Winter 2013 forecast: Above average snow for Mid-Atlantic, storms for Super Bowl

The Washington, D.C. area hasn't had a super snowy winter since 2009-10. Photo: Richard Reeve

About two-thirds of the United States will experience below average temperatures and higher-than-average precipitation totals this winter, if the 2014 Farmer's Almanac is to be believed.

In our neck of the woods, the Almanac, which released its 2014 winter forecast on Sunday, predicts "copious rains and/or snows" late this year and into 2014.

The Mid-Atlantic wont be spared, if the Farmer's Almanac forecast is to be believed. The Midwest, Great Lakes, Central and Northern New England regions are all primed for a major shot of snow this winter as well.

The greater D.C. area averages 15.4 inches of snow per year on average according to the National Weather Service, which has tracked official snow totals since 1887. It has been a dry stretch of winters, though, since the historic snows of 2009-10.

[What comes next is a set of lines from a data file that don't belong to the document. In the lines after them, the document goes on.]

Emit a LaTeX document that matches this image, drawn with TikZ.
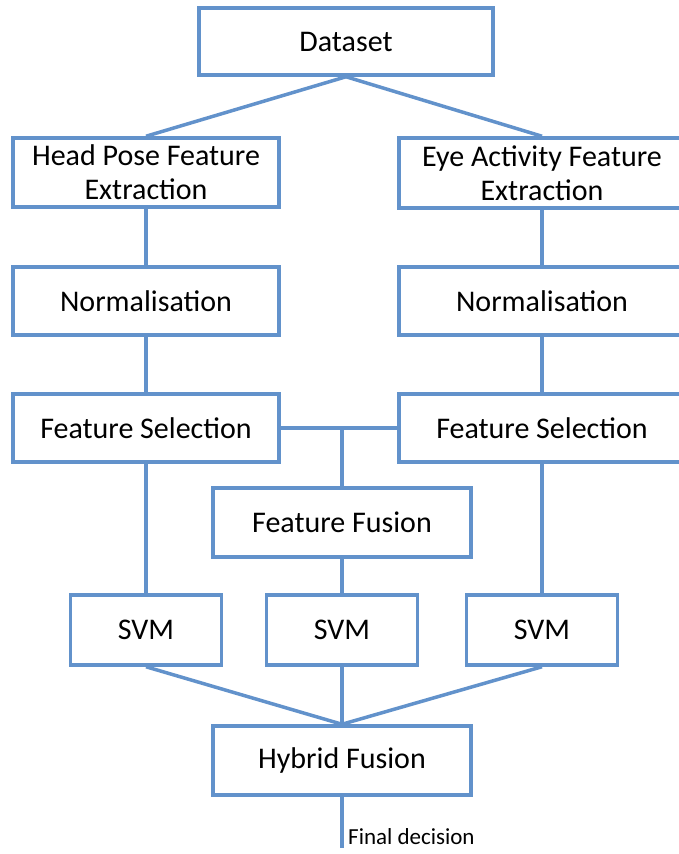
\documentclass[tikz,border=0pt]{standalone}
\usepackage{fontspec}
\setmainfont{Carlito}
\definecolor{boxblue}{RGB}{98,146,203}
\begin{document}
\begin{tikzpicture}[x=1pt,y=-1pt,
  box/.style={draw=boxblue,line width=3.5pt,fill=white,inner sep=0pt,align=center,
    font=\fontsize{30}{34}\selectfont},
  link/.style={draw=boxblue,line width=3.5pt}]
\clip (0,0) rectangle (679,854);
\useasboundingbox (0,0) rectangle (679,854);
% nodes
\node[box,minimum width=294pt,minimum height=67pt] (ds) at (346,41.5) {Dataset};
\node[box,minimum width=266pt,minimum height=69pt] (hp) at (146,172.5) {Head Pose Feature\\Extraction};
\node[box,minimum width=286pt,minimum height=70pt] (ea) at (542,173) {Eye Activity Feature\\Extraction};
\node[box,minimum width=266pt,minimum height=68pt] (nl) at (146,301) {Normalisation};
\node[box,minimum width=286pt,minimum height=68pt] (nr) at (542,301) {Normalisation};
\node[box,minimum width=266pt,minimum height=68pt] (fsl) at (146,428) {Feature Selection};
\node[box,minimum width=286pt,minimum height=68pt] (fsr) at (542,428) {Feature Selection};
\node[box,minimum width=258pt,minimum height=69pt] (ff) at (342,522.5) {Feature Fusion};
\node[box,minimum width=151pt,minimum height=70pt] (svl) at (146,630) {SVM};
\node[box,minimum width=151pt,minimum height=70pt] (svm) at (342,630) {SVM};
\node[box,minimum width=151pt,minimum height=70pt] (svr) at (542,630) {SVM};
\node[box,minimum width=258pt,minimum height=69pt] (hy) at (342,760.5) {Hybrid Fusion};
\coordinate (fd) at (342,848);
\node[anchor=west,inner sep=0pt,font=\fontsize{23}{26}\selectfont] (fdt) at (348,837) {Final decision};
% connectors
\draw[link] (ds.south) -- (hp.north);
\draw[link] (ds.south) -- (ea.north);
\draw[link] (hp.south) -- (nl.north);
\draw[link] (ea.south) -- (nr.north);
\draw[link] (nl.south) -- (fsl.north);
\draw[link] (nr.south) -- (fsr.north);
\draw[link] (fsl.east) -- (fsr.west);
\draw[link] (ff.north |- fsl.east) -- (ff.north);
\draw[link] (fsl.south) -- (svl.north);
\draw[link] (fsr.south) -- (svr.north);
\draw[link] (ff.south) -- (svm.north);
\draw[link] (svl.south) -- (hy.north);
\draw[link] (svm.south) -- (hy.north);
\draw[link] (svr.south) -- (hy.north);
\draw[link] (hy.south) -- (fd);
\end{tikzpicture}
\end{document}
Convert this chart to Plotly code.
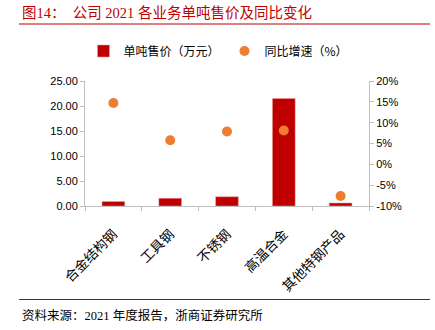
import plotly.graph_objects as go

categories = ["合金结构钢", "工具钢", "不锈钢", "高温合金", "其他特钢产品"]
price = [0.9, 1.55, 1.85, 21.5, 0.6]
yoy = [14.7, 5.8, 7.9, 8.1, -7.6]
left_ticks = [0, 5, 10, 15, 20, 25]
right_ticks = [-10, -5, 0, 5, 10, 15, 20]

W, H = 435, 330
L, R, T, B = 85, 66, 81, 124
pw, ph = W - L - R, H - T - B

def px(x):
    return (x - L) / pw

def py(y):
    return (H - B - y) / ph

fig = go.Figure()
fig.add_trace(go.Bar(
    x=categories, y=price, name="单吨售价（万元）",
    marker=dict(color="#C00000", line=dict(color="#E8A0A0", width=0.5)), width=0.4,
))
fig.add_trace(go.Scatter(
    x=categories, y=yoy, name="同比增速（%）", mode="markers",
    marker=dict(color="#ED7D31", size=10), yaxis="y2",
))

axis_color = "#BFBFBF"
tick_font = dict(family="Liberation Sans, Arial", size=11, color="#000000")

fig.update_layout(
    width=W, height=H,
    margin=dict(l=L, r=R, t=T, b=B),
    paper_bgcolor="white", plot_bgcolor="white",
    showlegend=True,
    legend=dict(orientation="h", x=0.47, xanchor="center", y=py(51), yanchor="middle",
                font=dict(family="Noto Sans CJK SC", size=12, color="#000"),
                itemwidth=30, tracegroupgap=0, bgcolor="rgba(0,0,0,0)"),
    xaxis=dict(
        showgrid=False, showline=True, linecolor=axis_color, linewidth=1,
        ticks="outside", tickson="boundaries", ticklen=4, tickcolor=axis_color,
        tickangle=-45, ticklabelstandoff=14,
        tickfont=dict(family="Noto Sans CJK SC", size=13.5, color="#000"),
    ),
    yaxis=dict(
        range=[0, 25], tickvals=left_ticks,
        ticktext=[f"{v:.2f}" for v in left_ticks],
        showgrid=False, zeroline=False, showline=True, linecolor=axis_color,
        ticks="outside", ticklen=4, tickcolor=axis_color, tickfont=tick_font,
    ),
    yaxis2=dict(
        range=[-10, 20], tickvals=right_ticks,
        ticktext=[f"{v}%" for v in right_ticks],
        overlaying="y", side="right",
        showgrid=False, zeroline=False, showline=True, linecolor=axis_color,
        ticks="outside", ticklen=4, tickcolor=axis_color, tickfont=tick_font,
    ),
)

fig.add_shape(type="line", xref="paper", yref="paper", x0=px(19), x1=px(430),
              y0=py(24), y1=py(24), line=dict(color="#C00000", width=1.2))
fig.add_shape(type="line", xref="paper", yref="paper", x0=px(19), x1=px(430),
              y0=py(299.5), y1=py(299.5), line=dict(color="#C00000", width=1.2))

fig.add_annotation(xref="paper", yref="paper", x=px(20), y=py(13), xanchor="left", yanchor="middle",
                   text="图14：  公司 2021 各业务单吨售价及同比变化", showarrow=False,
                   font=dict(family="Liberation Serif, Noto Sans CJK SC", size=14.5, color="#C00000"))
fig.add_annotation(xref="paper", yref="paper", x=px(20), y=py(315), xanchor="left", yanchor="middle",
                   text="资料来源：2021 年度报告，浙商证券研究所", showarrow=False,
                   font=dict(family="Liberation Serif, Noto Sans CJK SC", size=12.5, color="#000"))

fig.write_html("out.html")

Washington only got 3.1 inches of snow in 2012-13 and even fewer - 2.0 inches - in 2011-12. In 2009, a trio of massive snowstorms dumped a record 56.1 inches of snow on the metro area.

Beyond D.C., the Almanac predicts inclement weather for this season's Super Bowl, set to take place Feb. 2 at Metlife Stadium in East Rutherford, N.J.

Dubbed the NFL's first cold-weather outdoor Super Bowl, the Farmer's Almanac is predicting stormy weather for the biggest football game of the season.

The Almanac's authors do admit that their forecast "may be off by a day or two," saying that many parts of the winter will be volatile and turbulent.

The Farmer's Almanac has been published every year by the Almanac Publishing Company in Maine since 1818.